Lent Devotional Day 30

Day 30
Thursday, March 23

John 13:1-20

13 Before the Festival of Passover, Jesus knew that his time had come to leave this world and go to the Father. Having loved his own who were in the world, he loved them fully.

2 Jesus and his disciples were sharing the evening meal. The devil had already provoked Judas, Simon Iscariot’s son, to betray Jesus. 3 Jesus knew the Father had given everything into his hands and that he had come from God and was returning to God. 4 So he got up from the table and took off his robes. Picking up a linen towel, he tied it around his waist. 5 Then he poured water into a washbasin and began to wash the disciples’ feet, drying them with the towel he was wearing. 6 When Jesus came to Simon Peter, Peter said to him, “Lord, are you going to wash my feet?”
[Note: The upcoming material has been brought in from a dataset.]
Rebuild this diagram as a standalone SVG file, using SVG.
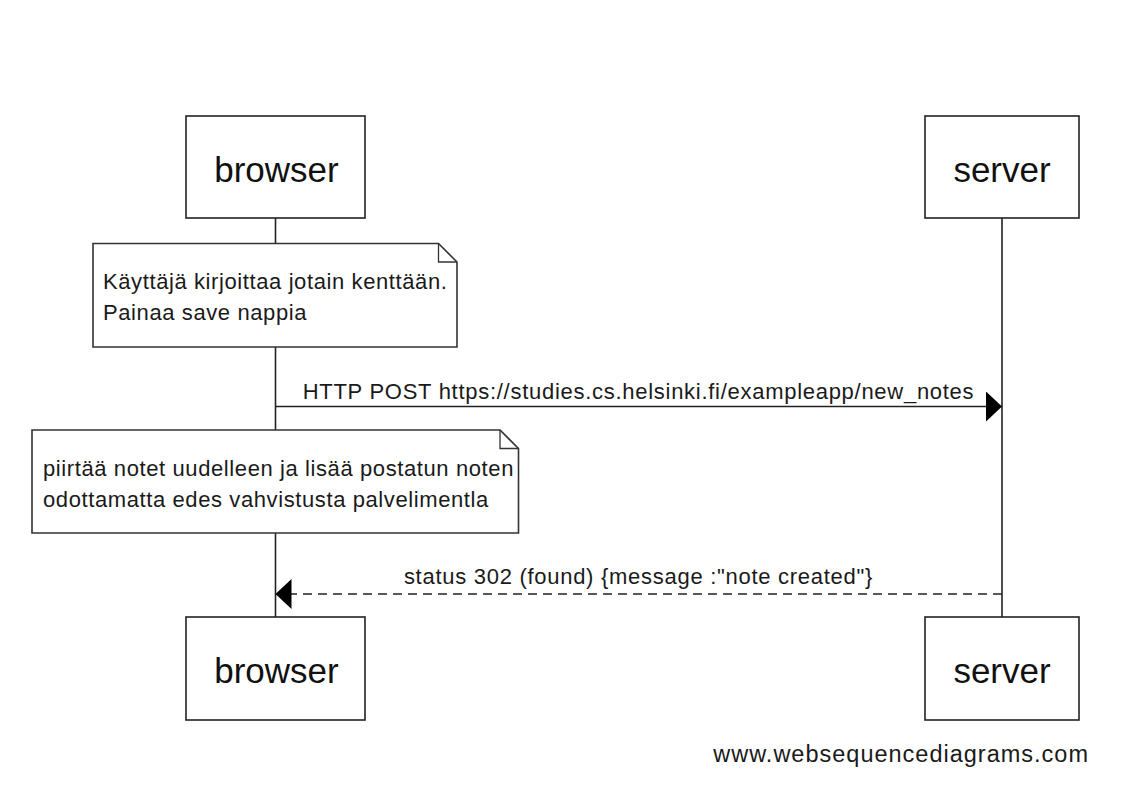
<svg xmlns="http://www.w3.org/2000/svg" width="1127" height="797" viewBox="0 0 1127 797">
<style>
.box{fill:#fff;stroke:#222;stroke-width:1.6}
.note{fill:#fff;stroke:#333;stroke-width:1.6}
.fold{fill:none;stroke:#333;stroke-width:1.3}
.life{stroke:#222;stroke-width:1.6;fill:none}
.msg{stroke:#222;stroke-width:1.6;fill:none}
.dash{stroke-dasharray:9 6}
.lbl{font-family:"Liberation Sans",Arial,sans-serif;font-size:35px;fill:#111;text-anchor:middle}
.t{font-family:"Liberation Sans",Arial,sans-serif;font-size:22px;letter-spacing:0.6px;fill:#1a1a1a}
.m{font-family:"Liberation Sans",Arial,sans-serif;font-size:22px;letter-spacing:0.72px;fill:#1a1a1a;text-anchor:middle}
.foot{font-family:"Liberation Sans",Arial,sans-serif;font-size:23.5px;letter-spacing:1px;fill:#1a1a1a;text-anchor:end}
</style>
<defs>
<marker id="ah" viewBox="0 0 16 30" refX="16" refY="15" markerWidth="16" markerHeight="30" markerUnits="userSpaceOnUse" orient="auto">
<path d="M0,0 L16,15 L0,30 Z" fill="#000"/>
</marker>
</defs>
<rect width="1127" height="797" fill="#fff"/>
<g id="lifelines">
<line class="life" x1="275.5" y1="218" x2="275.5" y2="617"/>
<line class="life" x1="1002" y1="218" x2="1002" y2="617"/>
</g>
<g id="browser-top">
<rect class="box" x="186" y="116" width="179" height="102"/>
<text class="lbl" x="276.5" y="181.5">browser</text>
</g>
<g id="server-top">
<rect class="box" x="925" y="116" width="154" height="102"/>
<text class="lbl" x="1002" y="181.5">server</text>
</g>
<g id="note1">
<path class="note" d="M93,243.5 H438.5 L457,262 V347 H93 Z"/>
<path class="fold" d="M438.5,243.5 V262 H457"/>
<text class="t" x="103" y="289">Käyttäjä kirjoittaa jotain kenttään.</text>
<text class="t" x="103" y="320">Painaa save nappia</text>
</g>
<g id="note2">
<path class="note" d="M32,430 H500 L518.5,448.5 V533 H32 Z"/>
<path class="fold" d="M500,430 V448.5 H518.5"/>
<text class="t" x="43" y="475.5">piirtää notet uudelleen ja lisää postatun noten</text>
<text class="t" x="43" y="506.5">odottamatta edes vahvistusta palvelimentla</text>
</g>
<g id="connectors">
<line class="msg" x1="275.5" y1="406.5" x2="1002" y2="406.5" marker-end="url(#ah)"/>
<text class="m" x="638.5" y="398.5">HTTP POST https://studies.cs.helsinki.fi/exampleapp/new_notes</text>
<line class="msg dash" x1="1002" y1="594" x2="275.5" y2="594" marker-end="url(#ah)"/>
<text class="m" x="638.5" y="584">status 302 (found) {message :"note created"}</text>
</g>
<g id="browser-bottom">
<rect class="box" x="186" y="617" width="179" height="103"/>
<text class="lbl" x="276.5" y="682.5">browser</text>
</g>
<g id="server-bottom">
<rect class="box" x="925" y="617" width="154" height="103"/>
<text class="lbl" x="1002" y="682.5">server</text>
</g>
<text class="foot" x="1089" y="761.5">www.websequencediagrams.com</text>
</svg>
7 Jesus replied, “You don’t understand what I’m doing now, but you will understand later.”
8 “No!” Peter said. “You will never wash my feet!”
Jesus replied, “Unless I wash you, you won’t have a place with me.”
9 Simon Peter said, “Lord, not only my feet but also my hands and my head!”
10 Jesus responded, “Those who have bathed need only to have their feet washed, because they are completely clean. You disciples are clean, but not every one of you.” 11 He knew who would betray him. That’s why he said, “Not every one of you is clean.”

12 After he washed the disciples’ feet, he put on his robes and returned to his place at the table. He said to them, “Do you know what I’ve done for you? 13 You call me ‘Teacher’ and ‘Lord,’ and you speak correctly, because I am. 14 If I, your Lord and teacher, have washed your feet, you too must wash each other’s feet. 15 I have given you an example: Just as I have done, you also must do. 16 I assure you, servants aren’t greater than their master, nor are those who are sent greater than the one who sent them. 17 Since you know these things, you will be happy if you do them. 18 I’m not speaking about all of you. I know those whom I’ve chosen. But this is to fulfill the scripture, The one who eats my bread has turned against me.[a]

19 “I’m telling you this now, before it happens, so that when it does happen you will believe that I Am. 20 I assure you that whoever receives someone I send receives me, and whoever receives me receives the one who sent me.”

It is almost breathtaking to imagine this scene, isn’t it? A final supper, known only to Jesus in its true finality, in this earthly body. His last moments with His people, His tribe, several of whom he also knew were going to betray him in ways that were life costing, and still.

He washed their feet.
There seems to be some debate out about whether or not Jesus actually washed the feet of Judas in this setting, yet I don’t even know if that particular detail is relevant to the story. We know that Jesus loved – wholly, fully, unconditionally.

He washed their feet – literally or metaphorically or both.
So, this brings to mind a question. In acting as disciples, how can we reach those on the margins? How can we, in 2023, wash their feet? How do we let others know that they have a place with us in all the ways that Jesus lets us know we have a place with Him?

For myself, I see this magic in so many unexpected ways and it often starts or ends with words that sound a lot like: “Me, too.” To the fellow addict and alcoholic trying to stay sober one more day, who can barely look at themselves in the mirror as they contemplate the wreckage of their past, I whisper “Me, too.” I might also add then “You can hold your head up now. You are a wonder.”

To the mom who posts the most beautiful pictures on social media and then I walk in on her crying in the bathroom silently, hands pressed to her temple. She fears maybe she is not enough, are her kids OK, is she ok? And I whisper “Me, too.” And then I might remind her, and myself “You are fearfully and wonderfully made.”

To the many heartbroken people I know who wonder endlessly, are they accepted into God’s Kingdom exactly as they are? Who have heard words and seen deeds that might cause their precious souls to even think for one second that they are not welcome because of who they love or who they are? First, yes. You are welcome. Come let me wash your feet. Then, “Me, too.” We have all struggled with doubt and questioned. The questions bring us closer if we let them, closer to the truth and to our own knowing. I say this with full confidence, even if I have not met you yet – “Me, too.” For we are all connected.

Loved and chosen, as Anne Lamott says in her Sunday school classes. In this way, we become those who wash feet. What a sacred and holy task we have been given. Some may even call this a privilege. From this space of worth and connectedness leaves bloom for the love of Christ in every way.

May our feet always find our own upper rooms, leading us ever closer to our highest selves and to one another. I hope to meet you there. Amen.